A strong woman with clear ideas, Occhiena raised her sons with a regimen of sober living, strict but reasonable. The boys were quite different in temperament. Still, Occhiena made sure she presented them with the beginnings of a Christian education. She gave them the example of faith, wisdom, and courage in facing the difficulties of life.

While Antonio served as the bread winner for the family, he also made life difficult for his more studious young brother, John. To keep peace in the family, Occhiena convinced Antonio to let John leave home to continue his schooling. With the support of his mother, John was able to complete his studies and be ordained a priest.

In 1846, John became ill and Occhiena moved to Turin to care for him. After he recovered, she stayed to assisted him in his work with the poor and abandoned boys who were flocking to the city. For the next ten years she served as a surrogate mother for the hundreds of boys who called her "Mamma Margherita". The school and boys' club called the Oratory continued to expand.

Though she herself was illiterate, Occhiena's wisdom and goodness became the model for the "preventive system" that was the basis of Don Bosco's educational approach. Throughout her life, Occhiena put God first and above all, consumed in a life of poverty, prayer and sacrifice. She died of pneumonia, at the age of 68 in Turin on 25 November 1856.

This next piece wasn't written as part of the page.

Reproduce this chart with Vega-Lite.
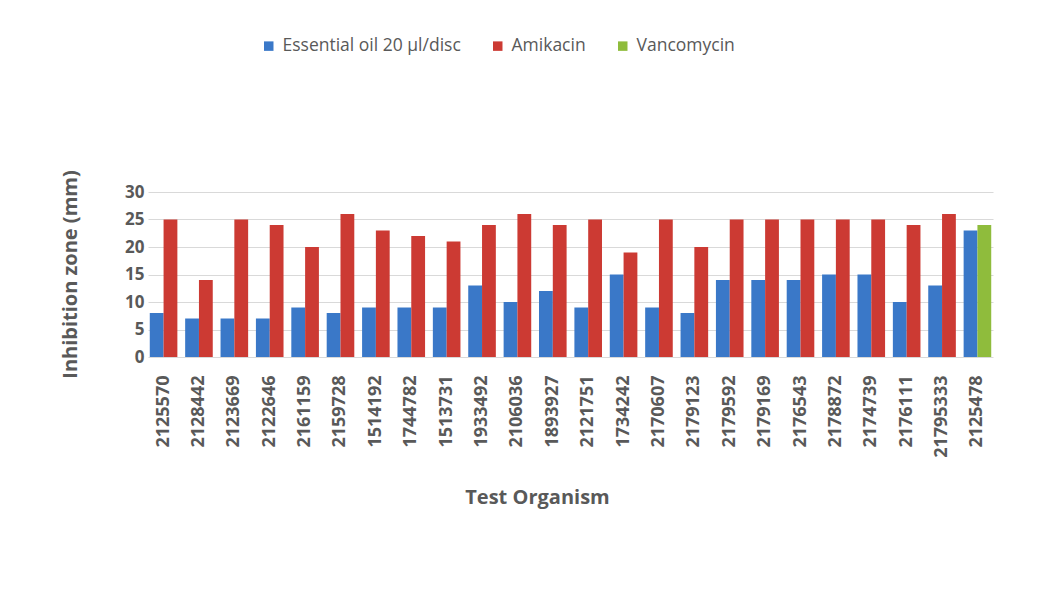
{
  "$schema": "https://vega.github.io/schema/vega-lite/v6.json",
  "width": 845,
  "height": 165,
  "autosize": {"type": "none"},
  "padding": {"left": 148, "top": 192, "right": 50, "bottom": 250},
  "background": "white",
  "config": {"font": "Open Sans", "view": {"stroke": null}},
  "data": {
    "values": [
      {"organism": "2125570", "series": "Essential oil 20 µl/disc", "type": "oil", "value": 8},
      {"organism": "2125570", "series": "Amikacin", "type": "standard", "value": 25},
      {"organism": "2128442", "series": "Essential oil 20 µl/disc", "type": "oil", "value": 7},
      {"organism": "2128442", "series": "Amikacin", "type": "standard", "value": 14},
      {"organism": "2123669", "series": "Essential oil 20 µl/disc", "type": "oil", "value": 7},
      {"organism": "2123669", "series": "Amikacin", "type": "standard", "value": 25},
      {"organism": "2122646", "series": "Essential oil 20 µl/disc", "type": "oil", "value": 7},
      {"organism": "2122646", "series": "Amikacin", "type": "standard", "value": 24},
      {"organism": "2161159", "series": "Essential oil 20 µl/disc", "type": "oil", "value": 9},
      {"organism": "2161159", "series": "Amikacin", "type": "standard", "value": 20},
      {"organism": "2159728", "series": "Essential oil 20 µl/disc", "type": "oil", "value": 8},
      {"organism": "2159728", "series": "Amikacin", "type": "standard", "value": 26},
      {"organism": "1514192", "series": "Essential oil 20 µl/disc", "type": "oil", "value": 9},
      {"organism": "1514192", "series": "Amikacin", "type": "standard", "value": 23},
      {"organism": "1744782", "series": "Essential oil 20 µl/disc", "type": "oil", "value": 9},
      {"organism": "1744782", "series": "Amikacin", "type": "standard", "value": 22},
      {"organism": "1513731", "series": "Essential oil 20 µl/disc", "type": "oil", "value": 9},
      {"organism": "1513731", "series": "Amikacin", "type": "standard", "value": 21},
      {"organism": "1933492", "series": "Essential oil 20 µl/disc", "type": "oil", "value": 13},
      {"organism": "1933492", "series": "Amikacin", "type": "standard", "value": 24},
      {"organism": "2106036", "series": "Essential oil 20 µl/disc", "type": "oil", "value": 10},
      {"organism": "2106036", "series": "Amikacin", "type": "standard", "value": 26},
      {"organism": "1893927", "series": "Essential oil 20 µl/disc", "type": "oil", "value": 12},
      {"organism": "1893927", "series": "Amikacin", "type": "standard", "value": 24},
      {"organism": "2121751", "series": "Essential oil 20 µl/disc", "type": "oil", "value": 9},
      {"organism": "2121751", "series": "Amikacin", "type": "standard", "value": 25},
      {"organism": "1734242", "series": "Essential oil 20 µl/disc", "type": "oil", "value": 15},
      {"organism": "1734242", "series": "Amikacin", "type": "standard", "value": 19},
      {"organism": "2170607", "series": "Essential oil 20 µl/disc", "type": "oil", "value": 9},
      {"organism": "2170607", "series": "Amikacin", "type": "standard", "value": 25},
      {"organism": "2179123", "series": "Essential oil 20 µl/disc", "type": "oil", "value": 8},
      {"organism": "2179123", "series": "Amikacin", "type": "standard", "value": 20},
      {"organism": "2179592", "series": "Essential oil 20 µl/disc", "type": "oil", "value": 14},
      {"organism": "2179592", "series": "Amikacin", "type": "standard", "value": 25},
      {"organism": "2179169", "series": "Essential oil 20 µl/disc", "type": "oil", "value": 14},
      {"organism": "2179169", "series": "Amikacin", "type": "standard", "value": 25},
      {"organism": "2176543", "series": "Essential oil 20 µl/disc", "type": "oil", "value": 14},
      {"organism": "2176543", "series": "Amikacin", "type": "standard", "value": 25},
      {"organism": "2178872", "series": "Essential oil 20 µl/disc", "type": "oil", "value": 15},
      {"organism": "2178872", "series": "Amikacin", "type": "standard", "value": 25},
      {"organism": "2174739", "series": "Essential oil 20 µl/disc", "type": "oil", "value": 15},
      {"organism": "2174739", "series": "Amikacin", "type": "standard", "value": 25},
      {"organism": "2176111", "series": "Essential oil 20 µl/disc", "type": "oil", "value": 10},
      {"organism": "2176111", "series": "Amikacin", "type": "standard", "value": 24},
      {"organism": "21795333", "series": "Essential oil 20 µl/disc", "type": "oil", "value": 13},
      {"organism": "21795333", "series": "Amikacin", "type": "standard", "value": 26},
      {"organism": "2125478", "series": "Essential oil 20 µl/disc", "type": "oil", "value": 23},
      {"organism": "2125478", "series": "Vancomycin", "type": "standard", "value": 24}
    ]
  },
  "mark": {"type": "bar"},
  "encoding": {
    "x": {
      "field": "organism",
      "type": "nominal",
      "sort": null,
      "scale": {"paddingInner": 0.22, "paddingOuter": 0.05},
      "axis": {
        "title": "Test Organism",
        "titleFont": "Open Sans",
        "titleFontSize": 20,
        "titleFontWeight": "bold",
        "titleColor": "#595959",
        "titleX": 389,
        "titleY": 140,
        "titleBaseline": "middle",
        "titleAlign": "center",
        "labelAngle": -90,
        "labelFontSize": 18,
        "labelFontWeight": "bold",
        "labelColor": "#595959",
        "labelPadding": 18,
        "ticks": false,
        "domain": false,
        "grid": false
      }
    },
    "xOffset": {"field": "type", "sort": ["oil", "standard"]},
    "y": {
      "field": "value",
      "type": "quantitative",
      "scale": {"domain": [0, 30]},
      "axis": {
        "title": "Inhibition zone (mm)",
        "titleFontSize": 20,
        "titleFontWeight": "bold",
        "titleColor": "#595959",
        "titleX": -78,
        "titleY": 82,
        "titleAngle": -90,
        "titleAlign": "center",
        "titleBaseline": "middle",
        "values": [0, 5, 10, 15, 20, 25, 30],
        "labelFontSize": 17,
        "labelFontWeight": "bold",
        "labelColor": "#595959",
        "labelPadding": 4,
        "ticks": false,
        "domain": false,
        "grid": true,
        "gridColor": "#d9d9d9"
      }
    },
    "color": {
      "field": "series",
      "type": "nominal",
      "scale": {
        "domain": ["Essential oil 20 µl/disc", "Amikacin", "Vancomycin"],
        "range": ["#3a78c8", "#cc3a33", "#8fbc3c"]
      },
      "legend": {
        "title": null,
        "orient": "none",
        "direction": "horizontal",
        "legendX": 112,
        "legendY": -155,
        "symbolType": "square",
        "symbolSize": 90,
        "symbolStrokeWidth": 0,
        "labelFontSize": 17.5,
        "labelLimit": 400,
        "labelColor": "#595959",
        "columnPadding": 28,
        "labelOffset": 5
      }
    }
  }
}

==Beatification process ==
The beatification process for Margherita Occhiena commenced on 7 March 1995 with the declaration of the nihil obstat ("nothing against") by the Congregation for the Causes of Saints under Pope John Paul II, thereby declaring her to be a Servant of God. On 23 October 2006, Pope Benedict XVI proclaimed her to be venerable, having lived a life of heroic virtue.